Over the past 12 years New York City has borrowed an estimated $300 million to put 204 artificial-turf fields at parks, schools and playgrounds. An additional 52 fields are on the drawing board.
The reasons behind this buying binge have been many, ranging from the battle against obesity to an alleged cost savings on field maintenance. Artificial turf is part of PlaNYC, Mayor Michael Bloomberg's blueprint for an environmentally friendly future. Yet a City Limits investigation has found that overuse and chronic neglect has run turf ragged years ahead of schedule; price comparisons generally favor natural grass, even in the long term; and the health risks of turf—largely dismissed by the city after the destruction of one artificial field for high lead levels in late 2008—are much broader and deeper than previously reported.
After years of rejecting health concerns, the city recently agreed to switch materials and to set up new protocols for testing artificial turf, but the backroom negotiations that brought these concessions actually kept more threatening information from seeing the light of day. It's not clear that the new testing regime will eliminate the health risks, and the issues of cost and durability have not been addressed. Relentlessly pitched as a financial boon, plastic grass has turned into a pricey time bomb. As more fields hit the end of their useful lives, the city faces the prospect—and increased expense—of reconstructing them.
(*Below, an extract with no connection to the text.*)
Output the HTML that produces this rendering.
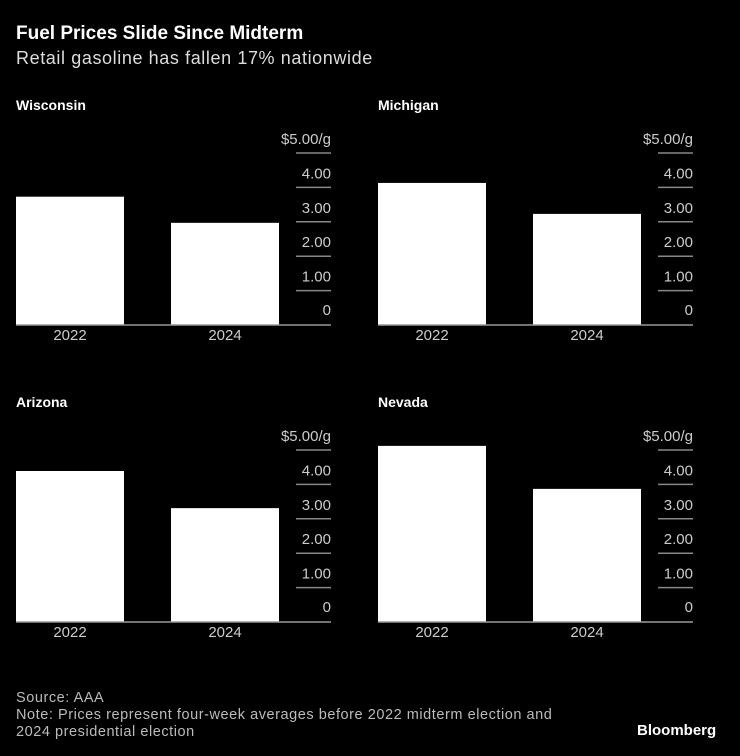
<!DOCTYPE html>
<html><head><meta charset="utf-8"><style>
body{margin:0;background:#000;width:740px;height:756px;overflow:hidden;font-family:"Liberation Sans",sans-serif;color:#fff}
.t{position:absolute;white-space:nowrap}
</style></head><body>
<div class="t" style="left:16px;top:23px;font-size:19px;font-weight:bold">Fuel Prices Slide Since Midterm</div>
<div class="t" style="left:16px;top:48px;font-size:18px;letter-spacing:0.6px;color:#ddd">Retail gasoline has fallen 17% nationwide</div>
<svg id="c" width="740" height="756" style="position:absolute;left:0;top:0"></svg>
<div class="t" style="left:16px;top:690px;font-size:14.5px;letter-spacing:0.55px;color:#bbb;line-height:17px">Source: AAA<br>Note: Prices represent four-week averages before 2022 midterm election and<br>2024 presidential election</div>
<div class="t" style="left:637px;top:722px;font-size:15px;font-weight:bold">Bloomberg</div>
<script>
const states=["Wisconsin","Michigan","Arizona","Nevada"];
const years=["2022","2024"];
const v2022=[3.73,4.13,4.39,5.12];
const v2024=[2.97,3.23,3.31,3.87];
const ticks=[0,1,2,3,4,5];
const tickLabels=["0","1.00","2.00","3.00","4.00","$5.00/g"];
const svg=document.getElementById('c');const NS="http://www.w3.org/2000/svg";
function mk(t,a,txt){const e=document.createElementNS(NS,t);for(const k in a)e.setAttribute(k,a[k]);if(txt!=null)e.textContent=txt;svg.appendChild(e);return e;}
const pxPer=34.4;
states.forEach((s,i)=>{
 const ox=i%2?362:0, base=i<2?325:622;
 const y=v=>base-v*pxPer;
 let e=mk('text',{x:16+ox,y:base-215,'font-size':14,'font-weight':'bold',fill:'#fff'},s);
 
 
 ticks.forEach((t,j)=>{
  if(t>0){e=mk('line',{x1:296+ox,x2:331+ox,y1:y(t),y2:y(t),stroke:'#888','stroke-width':1.5});
  
  }
  e=mk('text',{x:331+ox,y:y(t)+(t>0?-9:-10),'font-size':15,'text-anchor':'end',fill:'#ccc'},tickLabels[j]);
  
  
 });
 [v2022[i],v2024[i]].forEach((v,k)=>{
  const x=16+ox+k*155;
  e=mk('rect',{x:x,y:y(v),width:108,height:v*pxPer,fill:'#fff'});
  
  
  e=mk('text',{x:x+54,y:base+15,'font-size':15,'text-anchor':'middle',fill:'#ccc'},years[k]);
  
  
 });
 e=mk('line',{x1:16+ox,x2:331+ox,y1:base,y2:base,stroke:'#999','stroke-width':1.5});
 
 
});
</script>
</body></html>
In a random survey of 56 artificial fields this summer, City Limits discovered 25, or 46 percent, in serious state of disrepair, with gaps, tears and holes forming obvious trip hazards. At least 14 fields had minor damage, but without fixes, their defects are sure to grow worse.
A Parks Department spokesman says the city has no plans to replace any artificial turf, though the agency has solicited bids to swap out two fields in Manhattan for $3.65 million.
THE GROUND GAME
Signs of deterioration at turf fields
The city bought into turf because it didn't have the operating budget to maintain natural grass, so it borrowed the money instead, issuing bonds to finance turf fields as a capital investment. That's why, even in a time of falling tax revenues and dramatic budget cuts, the Bloomberg administration is purchasing more artificial turf, repeating—and expanding— an expensive and possibly harmful mistake.
The financial risks grow more obvious as time goes on. Last year the Parks Department floated a proposal for $40 million in federal stimulus funds to replace deteriorated turf. First Deputy Commissioner Liam Kavanagh looked a little embarrassed when he tried to explain away the request at a later City Council hearing, excusing it as "part of a planning exercise" that was dropped from the city's official stimulus application.
The trouble of rapidly decaying turf may not have been initially anticipated by the Bloomberg administration, yet the city has been aware of the problem since at least 2006—and it kept on buying. According to a 2006 internal Parks Department memo, former head of capital projects Amy Freitag dispatched a team to survey a sampling of fields in Manhattan, Brooklyn and Queens; all of the inspected turf had been installed only three to five years before. "Most fields are displaying problems," the memo reported back to Freitag, listing nine common defects ranging from disintegrating fibers and "carpet wrinkling" to shredded seams and "playing lines ripped out completely."